A user may return spring-biased ratchet arm 202 to a neutral position by removing the frictional engagement between spring-biased ratchet arm 202 and slide bar 224. A user may turn the key fully in the clockwise direction and, while still applying pressure on the key, slowly allow slide bar 224 to return to the neutral position.
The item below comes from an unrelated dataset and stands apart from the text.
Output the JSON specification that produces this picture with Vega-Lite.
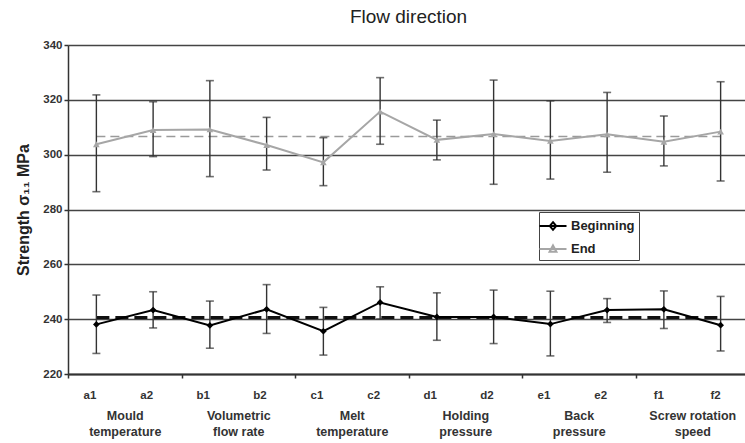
{
  "$schema": "https://vega.github.io/schema/vega-lite/v6.json",
  "autosize": {"type": "none"},
  "width": 681,
  "height": 329,
  "padding": {"left": 68, "top": 45, "right": 0, "bottom": 69},
  "background": "white",
  "config": {
    "view": {"stroke": null},
    "font": "Liberation Sans",
    "axis": {"labelFont": "Liberation Sans", "titleFont": "Liberation Sans"},
    "legend": {"labelFont": "Liberation Sans"}
  },
  "title": {
    "text": "Flow direction",
    "fontSize": 19,
    "fontWeight": "normal",
    "color": "#222",
    "anchor": "middle",
    "offset": 12
  },
  "datasets": {
    "rows": [
      {"cat": "a1", "group": "Mould|temperature", "series": "Beginning", "v": 238.1, "lo": 227.5, "hi": 248.8},
      {"cat": "a2", "group": "Mould|temperature", "series": "Beginning", "v": 243.3, "lo": 236.8, "hi": 250.0},
      {"cat": "b1", "group": "Volumetric|flow rate", "series": "Beginning", "v": 237.7, "lo": 229.4, "hi": 246.6},
      {"cat": "b2", "group": "Volumetric|flow rate", "series": "Beginning", "v": 243.6, "lo": 234.8, "hi": 252.6},
      {"cat": "c1", "group": "Melt|temperature", "series": "Beginning", "v": 235.6, "lo": 226.9, "hi": 244.3},
      {"cat": "c2", "group": "Melt|temperature", "series": "Beginning", "v": 246.1, "lo": 240.1, "hi": 251.8},
      {"cat": "d1", "group": "Holding|pressure", "series": "Beginning", "v": 240.8, "lo": 232.3, "hi": 249.6},
      {"cat": "d2", "group": "Holding|pressure", "series": "Beginning", "v": 240.8, "lo": 231.1, "hi": 250.6},
      {"cat": "e1", "group": "Back|pressure", "series": "Beginning", "v": 238.2, "lo": 226.6, "hi": 250.2},
      {"cat": "e2", "group": "Back|pressure", "series": "Beginning", "v": 243.3, "lo": 238.8, "hi": 247.5},
      {"cat": "f1", "group": "Screw rotation|speed", "series": "Beginning", "v": 243.6, "lo": 236.6, "hi": 250.3},
      {"cat": "f2", "group": "Screw rotation|speed", "series": "Beginning", "v": 237.8, "lo": 228.4, "hi": 248.3},
      {"cat": "a1", "group": "Mould|temperature", "series": "End", "v": 303.8, "lo": 286.5, "hi": 321.8},
      {"cat": "a2", "group": "Mould|temperature", "series": "End", "v": 309.0, "lo": 299.3, "hi": 319.3},
      {"cat": "b1", "group": "Volumetric|flow rate", "series": "End", "v": 309.2, "lo": 292.0, "hi": 327.0},
      {"cat": "b2", "group": "Volumetric|flow rate", "series": "End", "v": 303.5, "lo": 294.4, "hi": 313.6},
      {"cat": "c1", "group": "Melt|temperature", "series": "End", "v": 297.2, "lo": 288.7, "hi": 306.2},
      {"cat": "c2", "group": "Melt|temperature", "series": "End", "v": 315.7, "lo": 303.8, "hi": 328.1},
      {"cat": "d1", "group": "Holding|pressure", "series": "End", "v": 305.4, "lo": 298.1, "hi": 312.6},
      {"cat": "d2", "group": "Holding|pressure", "series": "End", "v": 307.5, "lo": 289.2, "hi": 327.2},
      {"cat": "e1", "group": "Back|pressure", "series": "End", "v": 305.0, "lo": 291.1, "hi": 319.6},
      {"cat": "e2", "group": "Back|pressure", "series": "End", "v": 307.4, "lo": 293.6, "hi": 322.7},
      {"cat": "f1", "group": "Screw rotation|speed", "series": "End", "v": 304.7, "lo": 295.9, "hi": 314.1},
      {"cat": "f2", "group": "Screw rotation|speed", "series": "End", "v": 308.4, "lo": 290.4, "hi": 326.6}
    ],
    "means": [
      {"series": "Beginning", "cat": "a1", "v": 240.6},
      {"series": "Beginning", "cat": "f2", "v": 240.6},
      {"series": "End", "cat": "a1", "v": 306.6},
      {"series": "End", "cat": "f2", "v": 306.6}
    ]
  },
  "data": {"name": "rows"},
  "layer": [
    {
      "layer": [
        {
          "data": {"name": "means"},
          "transform": [{"filter": "datum.series === 'End'"}],
          "mark": {"type": "line", "color": "#9a9a9a", "strokeWidth": 1.6, "strokeDash": [9, 5]},
          "encoding": {
            "x": {"field": "cat", "type": "nominal"},
            "y": {"field": "v", "type": "quantitative"}
          }
        },
        {
          "data": {"name": "means"},
          "transform": [{"filter": "datum.series === 'Beginning'"}],
          "mark": {"type": "line", "color": "#111", "strokeWidth": 3, "strokeDash": [13, 6]},
          "encoding": {
            "x": {"field": "cat", "type": "nominal"},
            "y": {"field": "v", "type": "quantitative"}
          }
        },
        {
          "mark": {"type": "rule", "color": "#333", "strokeWidth": 1.4},
          "encoding": {
            "x": {"field": "cat", "type": "nominal"},
            "y": {"field": "lo", "type": "quantitative"},
            "y2": {"field": "hi"}
          }
        },
        {
          "mark": {"type": "tick", "color": "#333", "size": 8, "thickness": 1.6},
          "encoding": {
            "x": {"field": "cat", "type": "nominal"},
            "y": {"field": "lo", "type": "quantitative"}
          }
        },
        {
          "mark": {"type": "tick", "color": "#333", "size": 8, "thickness": 1.6},
          "encoding": {
            "x": {"field": "cat", "type": "nominal"},
            "y": {"field": "hi", "type": "quantitative"}
          }
        },
        {
          "transform": [{"filter": "datum.series === 'End'"}],
          "mark": {"type": "line", "strokeWidth": 2, "color": "#a6a6a6"},
          "encoding": {
            "x": {"field": "cat", "type": "nominal"},
            "y": {"field": "v", "type": "quantitative"}
          }
        },
        {
          "transform": [{"filter": "datum.series === 'Beginning'"}],
          "mark": {"type": "line", "strokeWidth": 2, "color": "#000"},
          "encoding": {
            "x": {
              "field": "cat", "type": "nominal",
              "scale": {"type": "band", "domain": ["a1","a2","b1","b2","c1","c2","d1","d2","e1","e2","f1","f2"], "paddingInner": 0, "paddingOuter": 0},
              "axis": {
                "title": null, "orient": "bottom", "ticks": false, "grid": false,
                "domain": true, "domainColor": "#333", "domainWidth": 2,
                "labelAngle": 0, "labelFontSize": 11.5, "labelFontWeight": "bold", "labelColor": "#333",
                "labelPadding": 21
              }
            },
            "y": {
              "field": "v", "type": "quantitative",
              "scale": {"domain": [220, 340], "nice": false, "zero": false},
              "axis": {
                "title": "Strength σ₁₁ MPa", "titleFontSize": 16, "titleFontWeight": "bold", "titleColor": "#222",
                "titlePadding": 11,
                "values": [220, 240, 260, 280, 300, 320, 340],
                "grid": true, "gridColor": "#444", "gridWidth": 1.5,
                "domain": true, "domainColor": "#333", "domainWidth": 1.5,
                "ticks": true, "tickSize": 4, "tickColor": "#333", "tickWidth": 1.5,
                "labelFontSize": 11.5, "labelFontWeight": "bold", "labelColor": "#333", "labelPadding": 2
              }
            }
          }
        },
        {
          "transform": [{"filter": "datum.series === 'End'"}],
          "mark": {"type": "point", "shape": "triangle-up", "filled": true, "color": "#a6a6a6", "size": 45, "opacity": 1},
          "encoding": {
            "x": {"field": "cat", "type": "nominal"},
            "y": {"field": "v", "type": "quantitative"}
          }
        },
        {
          "transform": [{"filter": "datum.series === 'Beginning'"}],
          "mark": {"type": "point", "shape": "diamond", "filled": true, "color": "#000", "size": 45, "opacity": 1},
          "encoding": {
            "x": {"field": "cat", "type": "nominal"},
            "y": {"field": "v", "type": "quantitative"}
          }
        },
        {
          "mark": {"type": "point", "filled": true, "opacity": 0, "strokeWidth": 2},
          "encoding": {
            "x": {"field": "cat", "type": "nominal"},
            "y": {"field": "v", "type": "quantitative"},
            "fill": {
              "field": "series", "type": "nominal",
              "scale": {"domain": ["Beginning", "End"], "range": ["#000000", "#a6a6a6"]},
              "legend": {
                "title": null, "orient": "none", "legendX": 471, "legendY": 167,
                "padding": 4, "strokeColor": "#444", "fillColor": "white",
                "symbolSize": 324, "symbolStrokeWidth": 2, "rowPadding": 5,
                "labelFontSize": 13, "labelFontWeight": "bold", "labelColor": "#222", "labelOffset": 8,
                "symbolOpacity": 1
              }
            },
            "stroke": {
              "field": "series", "type": "nominal",
              "scale": {"domain": ["Beginning", "End"], "range": ["#000000", "#a6a6a6"]}
            },
            "shape": {
              "field": "series", "type": "nominal",
              "scale": {"domain": ["Beginning", "End"], "range": ["M-1.5,0H1.5M0,-0.42L0.36,0L0,0.42L-0.36,0Z", "M-1.5,0H1.5M0,-0.4L0.38,0.3H-0.38Z"]}
            }
          }
        }
      ]
    },
    {
      "mark": {"type": "rule", "opacity": 0},
      "encoding": {
        "x": {
          "field": "group", "type": "nominal",
          "scale": {"type": "band", "domain": ["Mould|temperature", "Volumetric|flow rate", "Melt|temperature", "Holding|pressure", "Back|pressure", "Screw rotation|speed"], "paddingInner": 0, "paddingOuter": 0},
          "axis": {
            "title": null, "orient": "bottom", "domain": false, "grid": false,
            "ticks": true, "tickBand": "extent", "tickSize": 4, "tickColor": "#333", "tickWidth": 1.5,
            "labelExpr": "datum.value ? split(datum.value, '|') : ''",
            "labelAngle": 0, "labelFontSize": 12.5, "labelFontWeight": "bold", "labelColor": "#333",
            "labelPadding": 31, "labelLineHeight": 16
          }
        }
      }
    }
  ],
  "resolve": {"scale": {"x": "independent"}, "axis": {"x": "independent"}}
}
The slower displacement of slide bar 224 allows spring 214 to return spring-biased ratchet arm 202 to its neutral position before it is fractionally engaged by first fork 234 of slide bar 224.

FIG. 8B illustrates that release lever 102 being disengaged from wheel lock 256 in release mode allowing wheel lock 256 to freely rotate within housing 78. Similar, FIG. 8C illustrates that lock release leg 68 of first compression control lever 18 being disengaged from wheel lock 256 in release mode allowing wheel lock 256 to freely rotate within housing 78. As is evident from the foregoing description, certain aspects of the present invention are not limited to the particular details of the examples illustrated herein. It is therefore contemplated that other modifications and applications using other similar or related features or techniques will occur to those skilled in the art. It is accordingly intended that all such modifications, variations, and other uses and applications which do not depart from the spirit and scope of the present invention are deemed to be covered by the present invention.

Other aspects, objects, and advantages of the present invention can be obtained from a study of the drawings, the disclosures, and the appended claims.